[Code that draws figures]
::::

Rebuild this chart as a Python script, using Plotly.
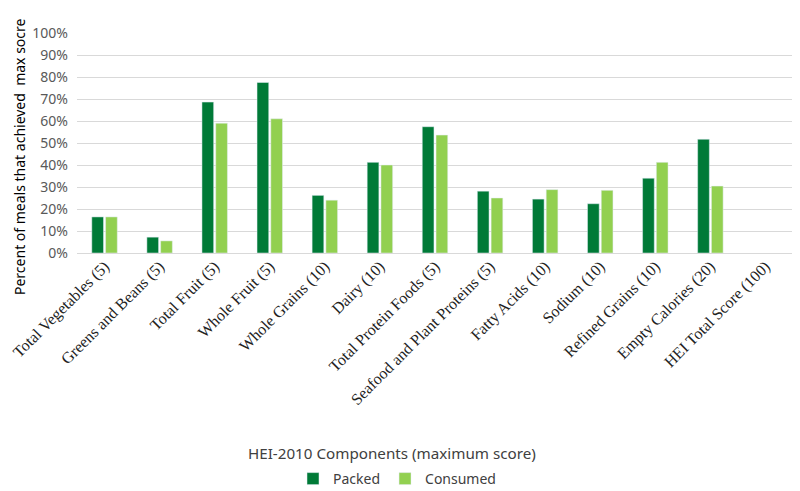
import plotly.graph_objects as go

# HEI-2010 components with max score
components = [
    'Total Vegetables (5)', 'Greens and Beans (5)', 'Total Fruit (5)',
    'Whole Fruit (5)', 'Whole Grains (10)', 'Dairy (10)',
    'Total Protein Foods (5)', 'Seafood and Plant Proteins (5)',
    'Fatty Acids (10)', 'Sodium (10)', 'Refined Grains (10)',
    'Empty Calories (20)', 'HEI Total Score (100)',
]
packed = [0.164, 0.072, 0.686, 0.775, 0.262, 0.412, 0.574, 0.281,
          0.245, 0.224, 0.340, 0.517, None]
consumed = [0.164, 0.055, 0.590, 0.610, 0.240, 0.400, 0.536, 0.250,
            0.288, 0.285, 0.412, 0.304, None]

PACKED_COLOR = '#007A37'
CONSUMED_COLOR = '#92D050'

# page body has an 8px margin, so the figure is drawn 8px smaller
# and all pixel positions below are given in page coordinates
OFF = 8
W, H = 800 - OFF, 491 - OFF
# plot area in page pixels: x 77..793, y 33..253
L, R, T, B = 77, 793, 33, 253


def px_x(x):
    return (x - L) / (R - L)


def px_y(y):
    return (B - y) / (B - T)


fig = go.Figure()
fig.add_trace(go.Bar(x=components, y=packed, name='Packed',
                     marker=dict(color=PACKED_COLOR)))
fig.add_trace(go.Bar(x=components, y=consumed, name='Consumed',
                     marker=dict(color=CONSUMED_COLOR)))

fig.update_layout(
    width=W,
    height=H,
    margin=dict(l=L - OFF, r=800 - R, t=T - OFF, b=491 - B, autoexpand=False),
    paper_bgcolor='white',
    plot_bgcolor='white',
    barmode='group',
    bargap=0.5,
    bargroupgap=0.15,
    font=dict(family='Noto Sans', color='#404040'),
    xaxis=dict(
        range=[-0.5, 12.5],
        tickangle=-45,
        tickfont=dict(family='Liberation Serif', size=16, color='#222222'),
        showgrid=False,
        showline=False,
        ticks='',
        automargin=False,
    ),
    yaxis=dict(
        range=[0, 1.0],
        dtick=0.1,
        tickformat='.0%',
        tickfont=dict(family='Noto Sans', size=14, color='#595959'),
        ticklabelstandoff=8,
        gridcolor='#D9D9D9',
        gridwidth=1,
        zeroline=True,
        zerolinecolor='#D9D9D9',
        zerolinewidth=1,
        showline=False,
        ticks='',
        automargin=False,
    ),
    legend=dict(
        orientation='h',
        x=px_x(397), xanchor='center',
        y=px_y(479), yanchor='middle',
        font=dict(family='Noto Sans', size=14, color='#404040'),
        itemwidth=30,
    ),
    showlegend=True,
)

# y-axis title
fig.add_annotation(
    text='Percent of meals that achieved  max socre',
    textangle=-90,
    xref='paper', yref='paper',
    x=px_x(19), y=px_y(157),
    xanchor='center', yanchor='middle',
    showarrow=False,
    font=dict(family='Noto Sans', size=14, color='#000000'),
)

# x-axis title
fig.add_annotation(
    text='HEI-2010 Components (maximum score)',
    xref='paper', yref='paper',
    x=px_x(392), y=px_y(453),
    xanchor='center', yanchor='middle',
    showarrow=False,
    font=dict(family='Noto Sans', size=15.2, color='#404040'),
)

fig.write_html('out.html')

::::

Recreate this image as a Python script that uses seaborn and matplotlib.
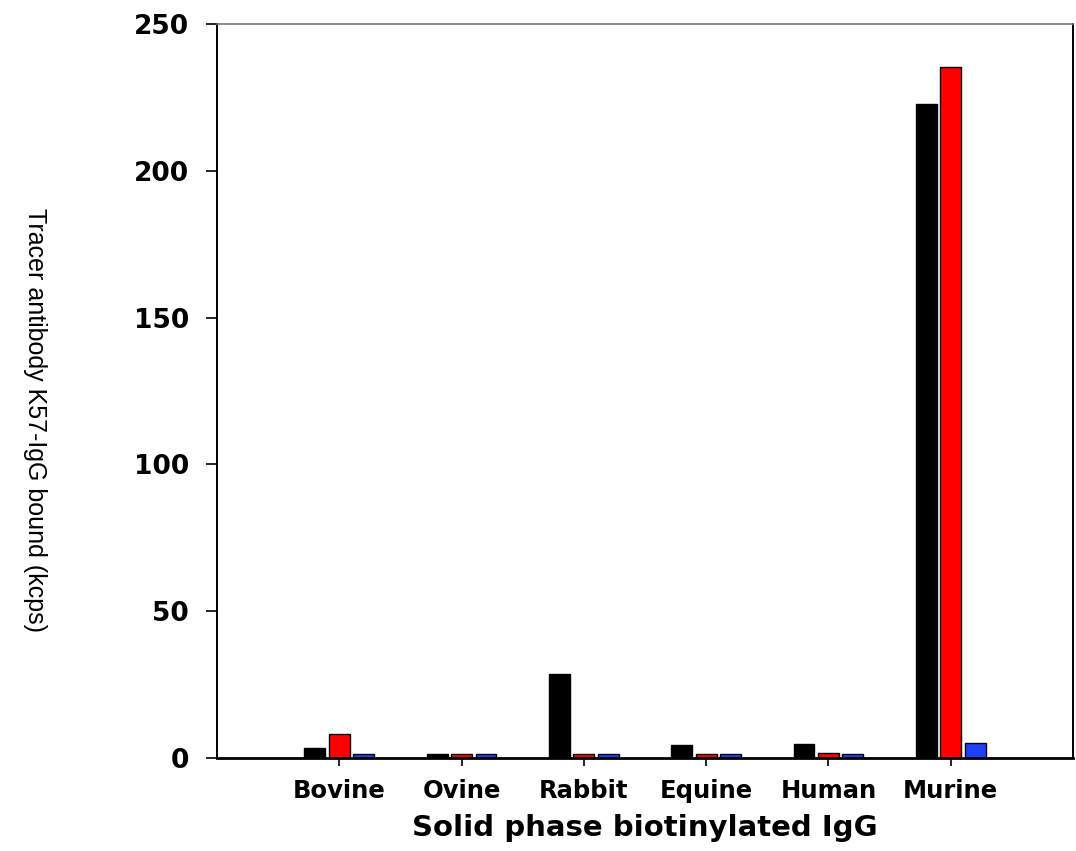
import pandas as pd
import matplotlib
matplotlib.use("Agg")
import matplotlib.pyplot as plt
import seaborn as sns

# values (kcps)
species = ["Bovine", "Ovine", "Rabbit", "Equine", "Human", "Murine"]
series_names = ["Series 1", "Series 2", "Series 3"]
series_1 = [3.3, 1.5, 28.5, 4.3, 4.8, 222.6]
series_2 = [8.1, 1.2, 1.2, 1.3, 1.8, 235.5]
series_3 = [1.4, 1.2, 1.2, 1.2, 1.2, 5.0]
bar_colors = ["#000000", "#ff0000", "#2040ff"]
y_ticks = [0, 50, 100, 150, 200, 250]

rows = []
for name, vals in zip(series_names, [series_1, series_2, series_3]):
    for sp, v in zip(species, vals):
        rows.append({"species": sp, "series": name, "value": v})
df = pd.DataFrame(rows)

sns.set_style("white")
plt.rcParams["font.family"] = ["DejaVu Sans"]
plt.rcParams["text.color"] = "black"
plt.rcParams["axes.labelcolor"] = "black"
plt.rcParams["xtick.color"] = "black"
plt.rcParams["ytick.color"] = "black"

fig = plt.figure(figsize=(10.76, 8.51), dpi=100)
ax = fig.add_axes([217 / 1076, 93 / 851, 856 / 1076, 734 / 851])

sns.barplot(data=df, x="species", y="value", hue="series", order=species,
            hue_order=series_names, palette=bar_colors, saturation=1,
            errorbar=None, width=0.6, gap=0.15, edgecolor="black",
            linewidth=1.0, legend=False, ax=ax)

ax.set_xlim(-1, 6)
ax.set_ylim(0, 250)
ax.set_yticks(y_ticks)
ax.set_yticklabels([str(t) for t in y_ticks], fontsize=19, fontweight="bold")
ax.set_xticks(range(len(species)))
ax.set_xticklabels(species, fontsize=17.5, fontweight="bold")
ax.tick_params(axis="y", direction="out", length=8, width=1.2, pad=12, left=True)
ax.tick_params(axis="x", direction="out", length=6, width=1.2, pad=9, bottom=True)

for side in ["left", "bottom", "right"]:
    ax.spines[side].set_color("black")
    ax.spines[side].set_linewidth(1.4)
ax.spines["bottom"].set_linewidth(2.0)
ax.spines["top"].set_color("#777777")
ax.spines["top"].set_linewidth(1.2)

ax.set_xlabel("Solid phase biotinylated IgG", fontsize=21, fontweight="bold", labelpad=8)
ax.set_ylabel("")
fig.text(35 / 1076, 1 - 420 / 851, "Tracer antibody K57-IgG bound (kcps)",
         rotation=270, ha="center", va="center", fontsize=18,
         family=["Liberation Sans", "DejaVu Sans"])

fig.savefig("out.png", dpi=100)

::::

_Request_:
Starting at the line containing "Rebuild this chart" and stopping after the line containing "marker=dict(color=CONSUMED_COLOR)))", give the lines again exactly and leave out every image.

_Problem solution_:
Rebuild this chart as a Python script, using Plotly.
import plotly.graph_objects as go

# HEI-2010 components with max score
components = [
    'Total Vegetables (5)', 'Greens and Beans (5)', 'Total Fruit (5)',
    'Whole Fruit (5)', 'Whole Grains (10)', 'Dairy (10)',
    'Total Protein Foods (5)', 'Seafood and Plant Proteins (5)',
    'Fatty Acids (10)', 'Sodium (10)', 'Refined Grains (10)',
    'Empty Calories (20)', 'HEI Total Score (100)',
]
packed = [0.164, 0.072, 0.686, 0.775, 0.262, 0.412, 0.574, 0.281,
          0.245, 0.224, 0.340, 0.517, None]
consumed = [0.164, 0.055, 0.590, 0.610, 0.240, 0.400, 0.536, 0.250,
            0.288, 0.285, 0.412, 0.304, None]

PACKED_COLOR = '#007A37'
CONSUMED_COLOR = '#92D050'

# page body has an 8px margin, so the figure is drawn 8px smaller
# and all pixel positions below are given in page coordinates
OFF = 8
W, H = 800 - OFF, 491 - OFF
# plot area in page pixels: x 77..793, y 33..253
L, R, T, B = 77, 793, 33, 253


def px_x(x):
    return (x - L) / (R - L)


def px_y(y):
    return (B - y) / (B - T)


fig = go.Figure()
fig.add_trace(go.Bar(x=components, y=packed, name='Packed',
                     marker=dict(color=PACKED_COLOR)))
fig.add_trace(go.Bar(x=components, y=consumed, name='Consumed',
                     marker=dict(color=CONSUMED_COLOR)))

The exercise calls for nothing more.